What to do — Pictures excluded, return the lines below from the first through the line holding "(title) at (0.02,-0.94)".

= = = = = = =

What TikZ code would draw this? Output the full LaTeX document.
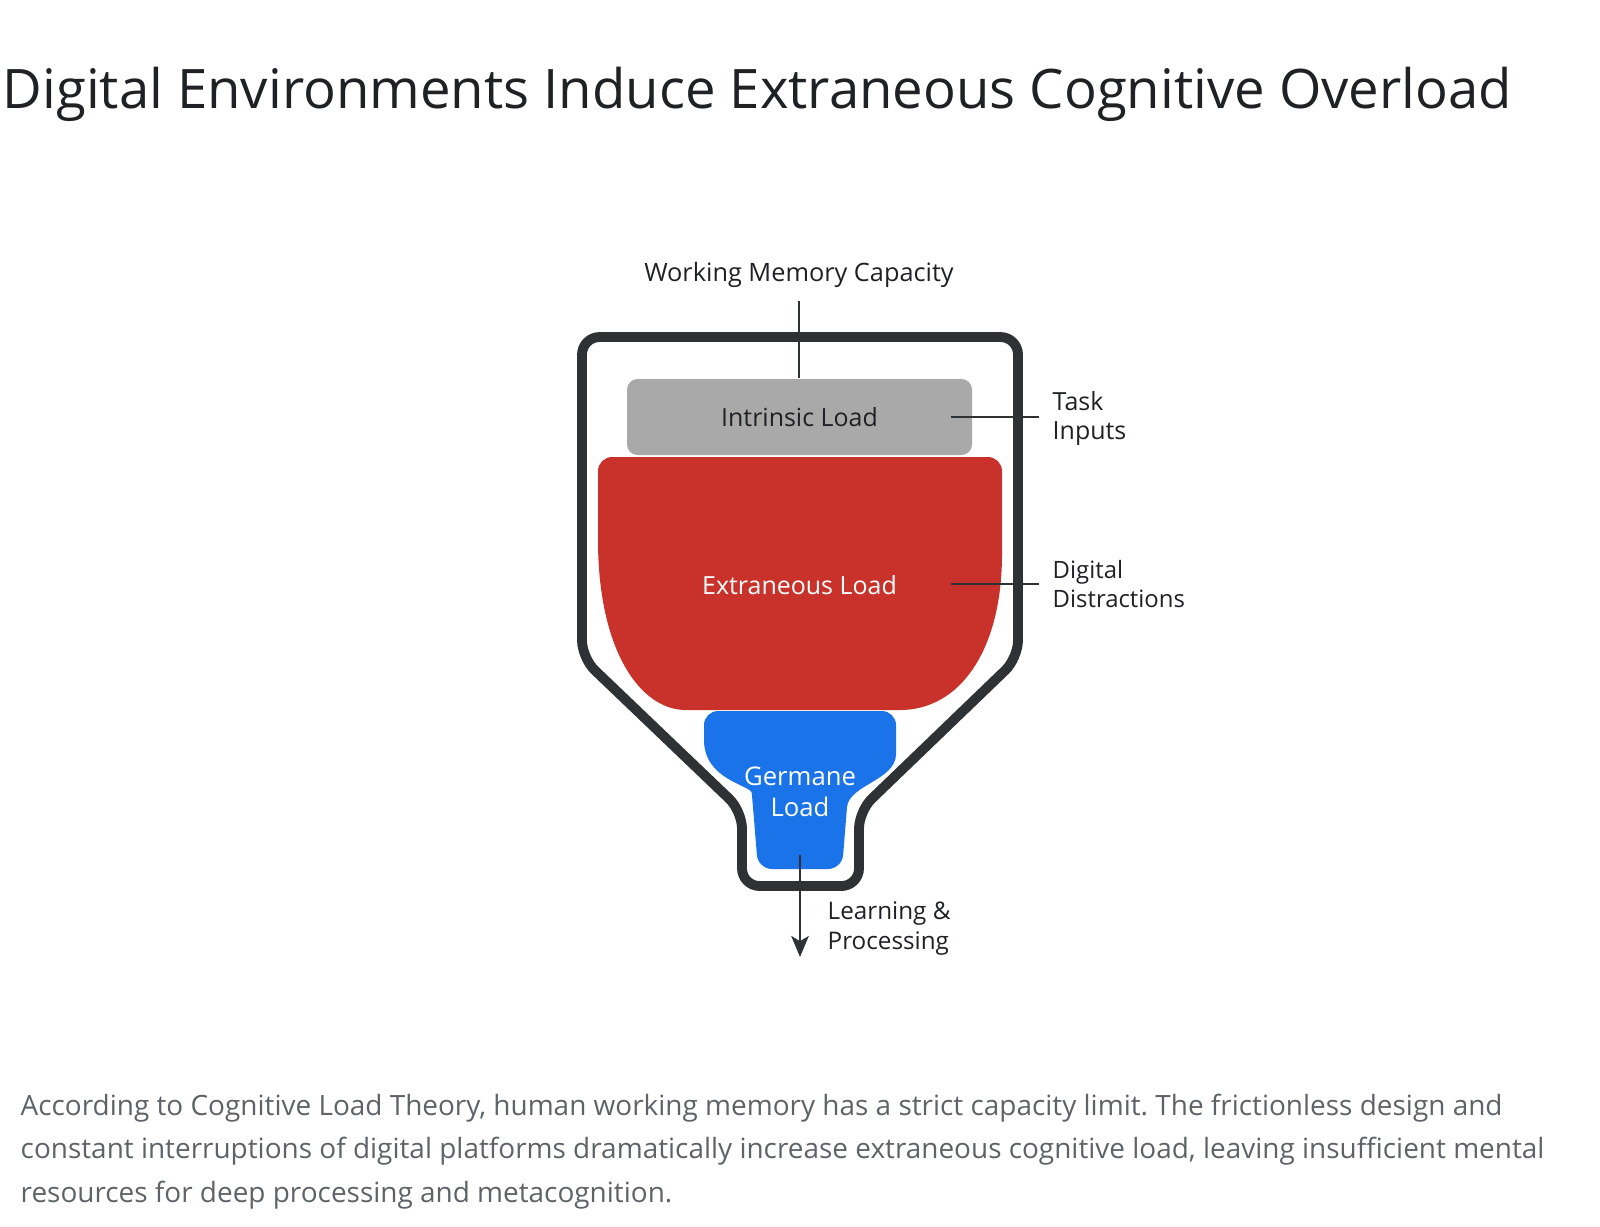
\documentclass[tikz,border=0pt]{standalone}
\usepackage{fontspec}
\setmainfont{Open Sans}
\usetikzlibrary{positioning, arrows.meta, calc}

\definecolor{titleink}{HTML}{202124}
\definecolor{captionink}{HTML}{5F6368}
\definecolor{wallgray}{HTML}{2F3235}
\definecolor{intrinsicgray}{HTML}{A9A9A9}
\definecolor{extraneousred}{HTML}{C9322A}
\definecolor{germaneblue}{HTML}{1A73E8}

\begin{document}
\frenchspacing
\begin{tikzpicture}[
    wall/.style = {draw=wallgray, line width=2.8pt, line join=round, rounded corners=5pt},
    lead/.style = {draw=wallgray, line width=0.6pt},
    label_font/.style = {font=\fontsize{7.1}{8.3}\selectfont, text=titleink, inner sep=0pt},
    side_label/.style = {label_font, anchor=west, align=left},
    load_text/.style = {font=\fontsize{7.1}{8.6}\selectfont, inner sep=0pt, align=center},
    intrinsic_box/.style = {load_text, fill=intrinsicgray, rounded corners=3pt, minimum width=3.45cm, minimum height=0.76cm, text=titleink}
]
\useasboundingbox (0,0) rectangle (16,-12.26);

% --- Title ---
\node[anchor=west, inner sep=0pt, text=titleink, font=\fontsize{15.5}{19}\selectfont] (title) at (0.02,-0.94) {Digital Environments Induce Extraneous Cognitive Overload};

% --- Container (Working Memory) ---
\draw[wall] (5.82,-3.37) -- (10.18,-3.37) -- (10.18,-6.58) -- (8.59,-8.11) -- (8.59,-8.86) -- (7.42,-8.86) -- (7.42,-8.11) -- (5.82,-6.58) -- cycle;

% --- Loads ---
\node[intrinsic_box] (intrinsic) at (7.995,-4.17) {Intrinsic Load};

\fill[extraneousred, rounded corners=4pt] (5.98,-5.40) -- (5.98,-4.57) -- (10.02,-4.57) -- (10.02,-5.40) [sharp corners] .. controls (10.02,-6.50) and (9.60,-7.10) .. (9.00,-7.10) [rounded corners=4pt] -- (7.00,-7.10) [sharp corners] .. controls (6.40,-7.10) and (5.98,-6.50) .. (5.98,-5.40) -- cycle;
\node[load_text, text=white] (extraneous) at (7.995,-5.85) {Extraneous Load};

\fill[germaneblue, rounded corners=4pt] (7.04,-7.40) -- (7.04,-7.11) -- (8.96,-7.11) -- (8.96,-7.40) [sharp corners] .. controls (8.96,-7.80) and (8.49,-7.85) .. (8.47,-8.07) [rounded corners=4pt] -- (8.42,-8.69) -- (7.58,-8.69) -- (7.53,-8.07) [sharp corners] .. controls (7.51,-7.85) and (7.04,-7.80) .. (7.04,-7.40) -- cycle;
\node[load_text, text=white, font=\fontsize{7.3}{8.7}\selectfont] (germane) at (8.00,-7.92) {Germane\\Load};

% --- Labels ---
\node[label_font, font=\fontsize{7.2}{8.3}\selectfont] (wm_label) at (7.99,-2.75) {Working Memory Capacity};
\node[side_label] (task_label) at (10.52,-4.185) {Task\\Inputs};
\node[side_label, font=\fontsize{6.8}{8.3}\selectfont] (distraction_label) at (10.52,-5.84) {Digital\\Distractions};
\node[side_label, font=\fontsize{6.9}{8.3}\selectfont] (learning_label) at (8.27,-9.285) {Learning \&\\Processing};

\coordinate (task_tip) at (9.51,-4.17);
\coordinate (distraction_tip) at (9.51,-5.84);
\coordinate (flow_start) at (8.00,-8.55);
\coordinate (flow_end) at (8.00,-9.57);

% --- Leader lines ---
\draw[lead] ([yshift=-0.13cm]wm_label.south) -- (wm_label.south |- intrinsic.north);
\draw[lead] (task_tip) -- ([xshift=-0.13cm]task_label.west |- task_tip);
\draw[lead] (distraction_tip) -- ([xshift=-0.13cm]distraction_label.west |- distraction_tip);
\draw[lead, -{Stealth[length=6pt, width=5pt, inset=1.5pt]}] (flow_start) -- (flow_end);

% --- Caption ---
\node[anchor=north west, align=left, inner sep=0pt, text=captionink, font=\fontsize{7.95}{12.4}\selectfont] (caption) at (0.20,-10.93) {According to Cognitive Load Theory, human working memory has a strict capacity limit. The frictionless design and\\constant interruptions of digital platforms dramatically increase extraneous cognitive load, leaving insufficient mental\\resources for deep processing and metacognition.};

\end{tikzpicture}
\end{document}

= = = = = = =

Written solution —
What TikZ code would draw this? Output the full LaTeX document.
\documentclass[tikz,border=0pt]{standalone}
\usepackage{fontspec}
\setmainfont{Open Sans}
\usetikzlibrary{positioning, arrows.meta, calc}

\definecolor{titleink}{HTML}{202124}
\definecolor{captionink}{HTML}{5F6368}
\definecolor{wallgray}{HTML}{2F3235}
\definecolor{intrinsicgray}{HTML}{A9A9A9}
\definecolor{extraneousred}{HTML}{C9322A}
\definecolor{germaneblue}{HTML}{1A73E8}

\begin{document}
\frenchspacing
\begin{tikzpicture}[
    wall/.style = {draw=wallgray, line width=2.8pt, line join=round, rounded corners=5pt},
    lead/.style = {draw=wallgray, line width=0.6pt},
    label_font/.style = {font=\fontsize{7.1}{8.3}\selectfont, text=titleink, inner sep=0pt},
    side_label/.style = {label_font, anchor=west, align=left},
    load_text/.style = {font=\fontsize{7.1}{8.6}\selectfont, inner sep=0pt, align=center},
    intrinsic_box/.style = {load_text, fill=intrinsicgray, rounded corners=3pt, minimum width=3.45cm, minimum height=0.76cm, text=titleink}
]
\useasboundingbox (0,0) rectangle (16,-12.26);

% --- Title ---
\node[anchor=west, inner sep=0pt, text=titleink, font=\fontsize{15.5}{19}\selectfont] (title) at (0.02,-0.94) {Digital Environments Induce Extraneous Cognitive Overload};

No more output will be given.